Dan, tentu saja, semua ajaran agama memiliki tujuan yang sama, yaitu kedamaian dan anti-kekerasan, saling tolong-menolong dan memaafkan. Karena itu semua agama yang ada di muka bumi ini mengajarkan kebaikan dan kedamaian hidup manusia.
Agama Buddha mengajarkan kesederhanaan. Agama Kristen mengajarkan cinta kasih. Konfusianisme mengajarkan kebijaksanaan, dan agama Islam mengajarkan kasih sayang bagi seluruh alam. Itu sebabnya, tak heran jika kemudian dalam sejarah bangsa-bangsa di dunia, banyak agama mengajarkan kebajikan adalah semacam perwujudan dari cita-cita untuk membuat orang-orang yang jujur dan shaleh di masa depan.
Namun demikian, zaman sekarang sudah tidak bisa dinafikan lagi bahwa masih banyak individu yang menjalani kehidupan keagamaan di peringkat fungsional saja. Agama hanya digunakan untuk tujuan lain yang tidak religius. Agama hanya digunakan pada masa kecemasan saja, selama upacara rutin dan seterusnya. Padahal kesadaran keagamaan seharusnya ada secara konprehensif dalam kehidupan manusia.

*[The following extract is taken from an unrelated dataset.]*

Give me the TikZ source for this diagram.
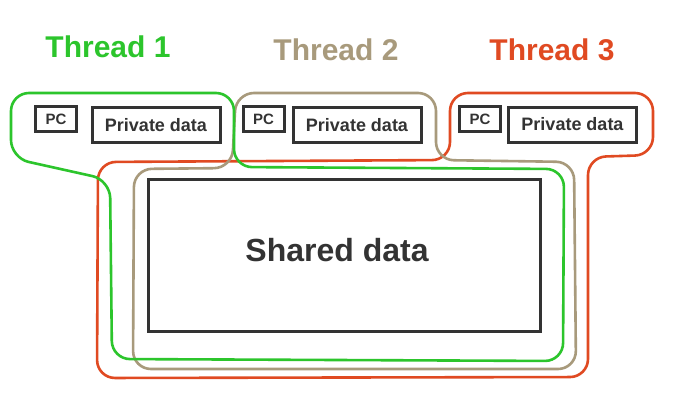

Akhiran, karena agama selalu mengajarkan kebaikan, sehingga individu yang shaleh akan memiliki pola tingkah laku yang menjiwai nilai-nilai kebajikan yang dianggap orang-orang yang religus akan memiliki pola tingkah laku yang menjiwai nilai-nilai humanisme. Wallahu a’lam bisshawab.